Capt. Jonathan Tennant, the pilot conning Golden Ray when it rolled over, earned praise from the Georgia Ports Authority for his role in intentionally grounding the ship just outside the navigation channel. The move reportedly minimized impacts to the Port of Brunswick.

The Brunswick Bar Pilots Association declined to comment on the incident, citing the ongoing inquiry and the group’s role assisting investigators. Capt. John Cameron, who served as a spokesman for the Brunswick pilots after the incident, said the group is confident the investigation “will show that the pilot’s actions contributed to the best possible outcome.”

“In particular, we’re quite proud of the pilot’s actions to direct tugs and coordinate the immediate rescue while perched on the gyro with a hand-held radio and flashlight,” Cameron said.

Coast Guard boat and helicopter crews were joined in the response by vessels from the South Carolina Department of Natural Resources and Glynn County, Ga. Tugboats from Moran Towing participated in the initial crew rescue that occurred before dawn on Sept. 8. Reed described the effort as “very difficult.”

The rescue “all came together to get 20 people off in the first couple hours, and that was no easy feat in the middle of the night on a vessel laying on its side,” he told NBC News.

Coast Guard crews soon learned the four unaccounted mariners were still on Golden Ray, although it was not known where. Boat crews spent hours on Sept. 8 circling the ship and hitting its hull with a sledgehammer to try and make contact with the men inside, said Coast Guard Petty Officer 1st Class Luke Clayton of Sector Jacksonville.

The tapping process was challenging, he said, because Golden Ray was constantly creaking and cargo was shifting in the hull.
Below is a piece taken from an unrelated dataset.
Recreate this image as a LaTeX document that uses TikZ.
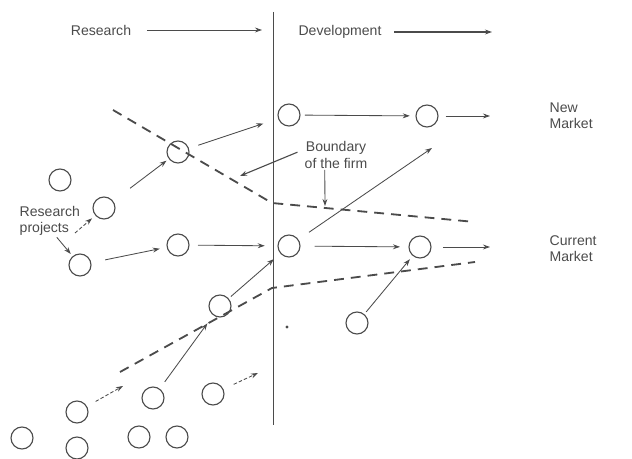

On the morning of Sept. 9, “it was still dark, and they were banging on the hull and they were able to get confirmation that someone was banging on the inside,” Clayton said. “That is how they narrowed down their location.”

One of the four crewmembers trapped aboard Golden Ray is greeted by Coast Guard personnel and other rescuers after emerging from the ship.

U.S. Coast Guard

Three of the four crew were in a dry compartment in the engine room, while the fourth was trapped behind glass on another level in an engineering control space. Donjon-SMIT crews opened a 2-by-3-foot hole in the hull, allowing rescue teams to pass food and water to the three crew nearby. They were freed at about 1500 on Sept. 9, tired but not seriously injured.

Donjon-SMIT personnel entered Golden Ray and located the 23rd and final crewmember. They guided him to safety at about 1730 that night after cutting through a glass partition, Clayton said.

The response shifted to pollution control and salvage after the rescue phase ended. Donjon-SMIT divers plugged vents in the ship, and other response personnel laid thousands of feet of containment boom to minimize impacts from leaking fuel. The Unified Command has not yet estimated how much fuel and lubricant oil escaped the ship.

Lightering began in late September and continued into mid-October, when the Unified Command announced that more than 250,000 gallons had been removed from fuel tanks. More than 400 people and 70 vessels were involved in pollution control efforts.

With the investigation still underway, it remains too soon to draw any comparisons between Golden Ray’s capsizing and others involving vehicle carriers. However, the Marine Accident Investigation Branch (MAIB) in the United Kingdom released a report in early 2016 highlighting industrywide stability issues aboard vehicle carriers.

The report, spurred by the capsizing of Hoegh Osaka off the Isle of Wight in January 2015, found the ship rolled to starboard after leaving port with inadequate stability. The ship’s upper decks were loaded with vehicles, while lower decks were “lightly loaded.” The ship also did not take on additional ballast before leaving port in Southampton.

“A key finding of the MAIB investigation is that no departure stability calculation had been carried out on completion of cargo operations and before Hoegh Osaka sailed,” the agency said in its report. “Witness and anecdotal evidence suggests that this practice extends to the car-carrier sector in general.”

Golden Ray, built less than two years before it capsized, can carry about 6,930 cars. It was sailing at less than two-thirds capacity when the incident occurred.